Heirs as Beneficiaries
Heirs are individuals related by blood to the decedent. If the decedent has died intestate, the probate court distributes his possessions to his heirs in a prescribed order called “intestate succession.” If he does leave a will, the individuals he bequeaths his property to are known as his “beneficiaries.” Therefore, if he leaves his property to his next of kin, these heirs are also his beneficiaries.
A decedent can intentionally delete many of his heirs and prevent them from inheriting under the terms of his will. However, most state laws protect surviving spouses from disinheritance. If a decedent deletes his spouse from his will, she can typically take an elective or statutory share of his estate instead. She can reject the terms of his will and accept a portion of his estate in lieu of abiding by his last wishes to leave her nothing. The size of the portion depends on state law. A decedent usually cannot disinherit his young children, either; they’re entitled to support from his estate until they reach the age of majority. However, most states allow a decedent to disinherit or delete his grown children from his will. More distant heirs, such as siblings, parents, nieces and nephews, usually have little chance of inheriting if they’re not written into a will as beneficiaries.

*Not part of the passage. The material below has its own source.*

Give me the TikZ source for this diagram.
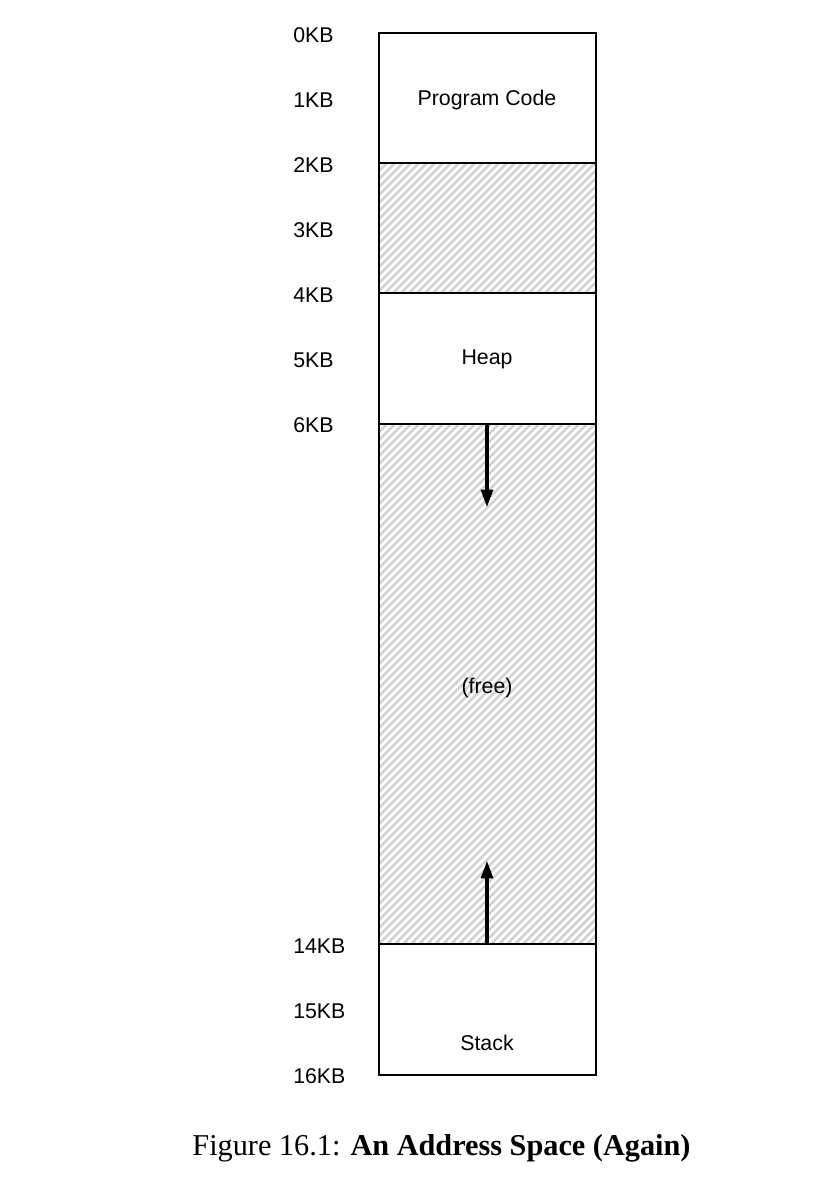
\documentclass[tikz,border=0pt]{standalone}
\usepackage{fontspec}
\setmainfont{Liberation Serif}
\newfontfamily\labelfont{Liberation Sans}
\usetikzlibrary{arrows.meta}
\definecolor{hatchgray}{HTML}{D2D2D2}
\newcommand{\hatchrect}[4]{% x1,y1,x2,y2 in px
  \begin{scope}
    \clip (#1,#2) rectangle (#3,#4);
    \pgfmathsetmacro{\cstart}{#1+#2-8}
    \pgfmathsetmacro{\cnext}{#1+#2}
    \pgfmathsetmacro{\cend}{#3+#4+8}
    \foreach \c in {\cstart,\cnext,...,\cend}{
      \draw[hatchline] ({\c-#2+10},{#2-10}) -- ({\c-#4-10},{#4+10});
    }
  \end{scope}}
\begin{document}
\begin{tikzpicture}[x=0.75pt,y=-0.75pt,
  addr/.style={anchor=west,font=\labelfont\fontsize{16}{19}\selectfont,inner sep=0pt},
  lbl/.style={font=\labelfont\fontsize{16}{19}\selectfont,inner sep=0pt},
  region/.style={draw=black,line width=1.5pt},
  hatchline/.style={draw=hatchgray,line width=2.1pt},
  growarrow/.style={line width=2.3pt,-{Triangle[length=13pt,width=9pt]}}]
\useasboundingbox (0,0) rectangle (834,1184);
% boundaries
\coordinate (k0) at (487,33);
\coordinate (k2) at (487,163);
\coordinate (k4) at (487,293);
\coordinate (k6) at (487,424);
\coordinate (k14) at (487,944);
\coordinate (k16) at (487,1075);
% hatching of unused areas
\hatchrect{379}{163}{596}{293}
\hatchrect{379}{424}{596}{944}
% regions
\draw[region] (379,33) rectangle (596,163);
\draw[region] (379,163) rectangle (596,293);
\draw[region] (379,293) rectangle (596,424);
\draw[region] (379,424) rectangle (596,944);
\draw[region] (379,944) rectangle (596,1075);
% region labels
\node[lbl] (code) at (487,100) {Program Code};
\node[lbl] (heap) at (487,359) {Heap};
\node[lbl] (free) at (487,688) {(free)};
\node[lbl] (stack) at (487,1043) {Stack};
% growth arrows
\coordinate (heaptip) at (487,507);
\coordinate (stacktip) at (487,861);
\draw[growarrow] (k6) -- (heaptip);
\draw[growarrow] (k14) -- (stacktip);
% address labels
\node[addr] (a0) at (293,35) {0KB};
\node[addr] (a1) at (293,100) {1KB};
\node[addr] (a2) at (293,165) {2KB};
\node[addr] (a3) at (293,230) {3KB};
\node[addr] (a4) at (293,295) {4KB};
\node[addr] (a5) at (293,360) {5KB};
\node[addr] (a6) at (293,425) {6KB};
\node[addr] (a14) at (293,946) {14KB};
\node[addr] (a15) at (293,1011) {15KB};
\node[addr] (a16) at (293,1076) {16KB};
% caption
\node[inner sep=0pt,font=\fontsize{22.7}{27}\selectfont] (cap) at (441.5,1148) {Figure 16.1: \textbf{An Address Space (Again)}};
\end{tikzpicture}
\end{document}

When a decedent dies without a will, the intestacy laws in most states award at least half his estate to his surviving spouse. If he has no children, or if his children are also the children of his spouse, she may inherit everything. In this case, the fact that he did not leave a will prevents all other potential heirs from inheriting. If the decedent did leave children, and if one or more are not also the children of his spouse, she usually inherits half of his estate, and his children share the other half. It would be impossible to delete these heirs if the decedent did not leave a will. Other potential heirs, such as parents and siblings, would have no opportunity to inherit if the decedent left a living spouse or children. His estate would revert to these relatives only if no spouse or children were alive to inherit.
When a closely related heir, such as an adult son or daughter, does not inherit under the terms of a loved one’s will, she may be able to contest or challenge it. First, she must usually prove her relationship to the decedent and that she would have inherited something if he had died intestate. Then she must prove that the decedent erroneously deleted her from the will. State laws vary regarding the grounds for will contests, but the heir must generally convince the court that someone else, usually another heir, coerced the decedent into leaving her out of the will. She might also be able to prove that the decedent was mentally incompetent at the time he made it. Will contests are complicated legal procedures, so if you’re an omitted heir, consult with an attorney to determine your odds of success.